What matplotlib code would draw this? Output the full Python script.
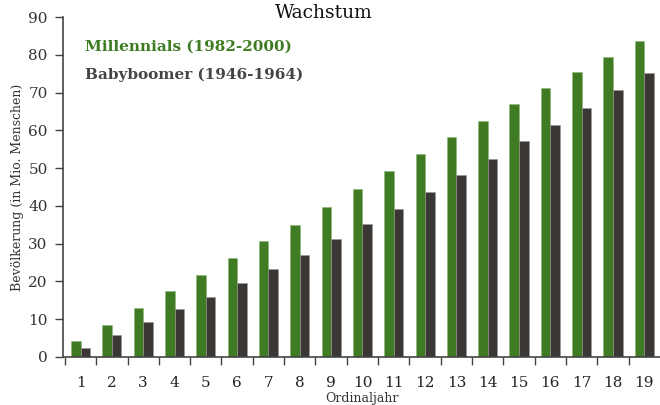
import matplotlib
matplotlib.use("Agg")
import matplotlib.pyplot as plt
import numpy as np

years = list(range(1, 20))
millennials = [4.3, 8.6, 13.0, 17.5, 21.7, 26.1, 30.6, 35.0, 39.8, 44.5, 49.2, 53.8, 58.3, 62.6, 66.9, 71.1, 75.4, 79.4, 83.7]
boomers = [2.5, 5.9, 9.3, 12.7, 16.0, 19.6, 23.3, 27.1, 31.2, 35.2, 39.3, 43.8, 48.1, 52.4, 57.1, 61.5, 66.0, 70.7, 75.1]
series_labels = ["Millennials (1982-2000)", "Babyboomer (1946-1964)"]
y_ticks = [0, 10, 20, 30, 40, 50, 60, 70, 80, 90]

green = "#3e7b22"
dark = "#3b3734"
plt.rcParams['font.family'] = ['DejaVu Serif']

fig = plt.figure(figsize=(6.6, 4.05), dpi=100)
ax = fig.add_axes([63/660, 48/405, 597/660, 340/405])

x = np.arange(len(years))
w = 0.305
ax.bar(x - w/2, millennials, width=w, color=green, edgecolor="#8fb57a", linewidth=0.4)
ax.bar(x + w/2, boomers, width=w, color=dark, edgecolor="#9a9794", linewidth=0.4)

ax.set_xlim(-0.56, len(years) - 0.5)
ax.set_ylim(0, 90)
ax.set_yticks(y_ticks)
ax.set_yticklabels([str(v) for v in y_ticks], fontsize=11, color="#333333")
ax.set_xticks(x)
ax.set_xticklabels([str(v) for v in years], fontsize=11, color="#222222")
ax.set_xticks(np.arange(len(years)) - 0.5, minor=True)
ax.tick_params(axis='x', which='major', length=0, pad=14)
ax.tick_params(axis='x', which='minor', length=6, width=1, color="#444444", direction='out')
ax.tick_params(axis='y', which='major', length=6, width=1, color="#444444", pad=5)

for s in ["top", "right"]:
    ax.spines[s].set_visible(False)
for s in ["left", "bottom"]:
    ax.spines[s].set_color("#444444")
    ax.spines[s].set_linewidth(1.2)

ax.set_xlabel("Ordinaljahr", fontsize=9, color="#333333", labelpad=1)
ax.set_ylabel("Bevölkerung (in Mio. Menschen)", fontsize=9, color="#333333", labelpad=3)
fig.text(0.49, 0.968, "Wachstum", ha="center", va="center", fontsize=13.5, color="#111111")

ax.text(0.037, 0.912, series_labels[0], transform=ax.transAxes, fontsize=11, fontweight="bold", color=green, va="center")
ax.text(0.037, 0.829, series_labels[1], transform=ax.transAxes, fontsize=11, fontweight="bold", color="#444444", va="center")

fig.savefig("out.png", dpi=100)
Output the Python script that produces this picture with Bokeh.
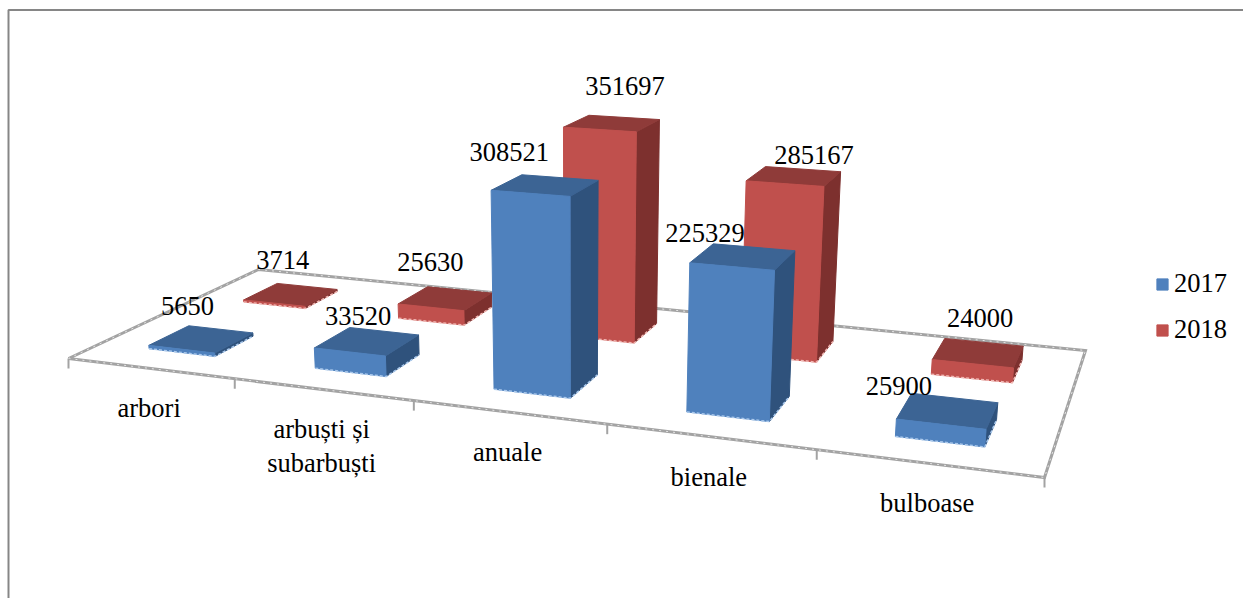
import numpy as np
from bokeh.embed import file_html
from bokeh.resources import INLINE
from bokeh.plotting import figure
from bokeh.models import Range1d, Legend, LegendItem
from bokeh.core.properties import value

categories = ["arbori", "arbuști și\nsubarbuști", "anuale", "bienale", "bulboase"]
series_names = ["2017", "2018"]
values_2017 = [5650, 33520, 308521, 225329, 25900]
values_2018 = [3714, 25630, 351697, 285167, 24000]

# label offsets from the bar's top centre (styling only)
label_dx_2017 = [-14, -9, -36, -38, -49]
label_dy_2017 = [-33, -25, -33, -24, -25]
label_dx_2018 = [-8, -15, 13, 20, 2]
label_dy_2018 = [-35, -36, -37, -21, -35]

FONT = "Liberation Serif"
FS = "26.5px"
GRAY = "#A3A3A3"
W, H = 1243, 598

# --- perspective camera: unit floor (u along categories, v in depth) to page pixels
floor = [(0, 0, 68, 358), (1, 0, 1044, 477), (1, 1, 1085, 350), (0, 1, 258, 269)]
A, b = [], []
for u, v, x, y in floor:
    A.append([u, v, 1, 0, 0, 0, -u * x, -v * x]); b.append(x)
    A.append([0, 0, 0, u, v, 1, -u * y, -v * y]); b.append(y)
hm = np.append(np.linalg.solve(np.array(A, float), np.array(b, float)), 1).reshape(3, 3)
VANISH = np.array([576.0, 6000.0, 1.0])
C = -1.05e-7


def proj(u, v, z=0.0):
    q = hm @ np.array([u, v, 1.0]) + z * C * VANISH
    return q[0] / q[2], q[1] / q[2]


def poly(points):
    xy = [proj(*pt) for pt in points]
    return [a for a, _ in xy], [c for _, c in xy]


n = len(categories)
BAR_LO, BAR_HI = 0.3, 0.705
DEPTH = {0: (0.15, 0.35), 1: (0.65, 0.85)}

p = figure(width=W, height=H, output_backend="svg", toolbar_location=None,
           x_range=Range1d(0, W), y_range=Range1d(H, 0), min_border=0)
p.axis.visible = False
p.grid.visible = False
p.outline_line_color = None
p.background_fill_color = "white"

# chart frame
p.line([8, 8, W], [H, 9.5, 9.5], line_color="#868686", line_width=2)

# floor and ticks
fx, fy = poly([(0, 0), (1, 0), (1, 1), (0, 1), (0, 0)])
p.line(fx, fy, line_color=GRAY, line_width=3, line_join="miter")
p.line(fx, fy, line_color="#E4E4E4", line_width=1, line_dash="2 5")
tx, ty = [], []
for k in range(n + 1):
    x0, y0 = proj(k / n, 0)
    tx.append([x0, x0]); ty.append([y0, y0 + 10])
p.multi_line(tx, ty, line_color=GRAY, line_width=2)

colors = {
    0: dict(front="#4F81BD", top="#3C6494", side="#2F527C", edge="#A9C8EC"),
    1: dict(front="#C0504D", top="#8F3B39", side="#7D302E", edge="#F2B6B2"),
}
front_renderers = {}
# red row stands behind the blue one: draw it first
for s, vals in [(1, values_2018), (0, values_2017)]:
    v0, v1 = DEPTH[s]
    fr, si, to, ed = ([], []), ([], []), ([], []), ([], [])
    for i, val in enumerate(vals):
        u0, u1 = (i + BAR_LO) / n, (i + BAR_HI) / n
        for store, pts in (
            (fr, [(u0, v0), (u1, v0), (u1, v0, val), (u0, v0, val)]),
            (si, [(u1, v0), (u1, v1), (u1, v1, val), (u1, v0, val)]),
            (to, [(u0, v0, val), (u1, v0, val), (u1, v1, val), (u0, v1, val)]),
            (ed, [(u0, v0), (u1, v0), (u1, v1)]),
        ):
            a, c = poly(pts)
            store[0].append(a); store[1].append(c)
    col = colors[s]
    p.patches(si[0], si[1], fill_color=col["side"], line_color=col["side"], line_width=1)
    p.patches(to[0], to[1], fill_color=col["top"], line_color=col["top"], line_width=1)
    front_renderers[s] = p.patches(fr[0], fr[1], fill_color=col["front"], line_color=col["front"], line_width=1)
    p.multi_line(ed[0], ed[1], line_color=col["edge"], line_width=1.5, line_dash="3 2")

# data labels
lx, ly, lt = [], [], []
for s, vals, dxs, dys in [(0, values_2017, label_dx_2017, label_dy_2017),
                          (1, values_2018, label_dx_2018, label_dy_2018)]:
    v0, v1 = DEPTH[s]
    for i, val in enumerate(vals):
        um, vm = (i + (BAR_LO + BAR_HI) / 2) / n, (v0 + v1) / 2
        x, y = proj(um, vm, val)
        lx.append(x + dxs[i]); ly.append(y + dys[i]); lt.append(str(val))
p.text(lx, ly, text=lt, text_font=value(FONT), text_font_size=FS, text_color="black",
       text_align="center", text_baseline="middle")

# category labels
cx, cy = [], []
for i in range(n):
    x, y = proj((i + 0.5) / n, 0)
    cx.append(x - 1); cy.append(y + 25)
p.text(cx, cy, text=categories, text_font=value(FONT), text_font_size=FS, text_color="black",
       text_align="center", text_baseline="top", text_line_height=1.12)

legend = Legend(
    items=[LegendItem(label=series_names[0], renderers=[front_renderers[0]]),
           LegendItem(label=series_names[1], renderers=[front_renderers[1]])],
    location=(1155, 253), orientation="vertical", glyph_width=14, glyph_height=14,
    label_text_font=FONT, label_text_font_size=FS, label_text_color="black",
    label_standoff=5, spacing=15, margin=0, padding=0,
    background_fill_alpha=0, border_line_color=None)
p.add_layout(legend, "center")

open("out.html", "w").write(file_html(p, INLINE))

# AIM
Repeat word for word the lines above, from the first entry through the line containing "ax = fig.add_axes([63/660, 48/405, 597/660, 340/405])", with both ends kept and the pictures dropped.

# SOLUTION BELOW
What matplotlib code would draw this? Output the full Python script.
import matplotlib
matplotlib.use("Agg")
import matplotlib.pyplot as plt
import numpy as np

years = list(range(1, 20))
millennials = [4.3, 8.6, 13.0, 17.5, 21.7, 26.1, 30.6, 35.0, 39.8, 44.5, 49.2, 53.8, 58.3, 62.6, 66.9, 71.1, 75.4, 79.4, 83.7]
boomers = [2.5, 5.9, 9.3, 12.7, 16.0, 19.6, 23.3, 27.1, 31.2, 35.2, 39.3, 43.8, 48.1, 52.4, 57.1, 61.5, 66.0, 70.7, 75.1]
series_labels = ["Millennials (1982-2000)", "Babyboomer (1946-1964)"]
y_ticks = [0, 10, 20, 30, 40, 50, 60, 70, 80, 90]

green = "#3e7b22"
dark = "#3b3734"
plt.rcParams['font.family'] = ['DejaVu Serif']

fig = plt.figure(figsize=(6.6, 4.05), dpi=100)
ax = fig.add_axes([63/660, 48/405, 597/660, 340/405])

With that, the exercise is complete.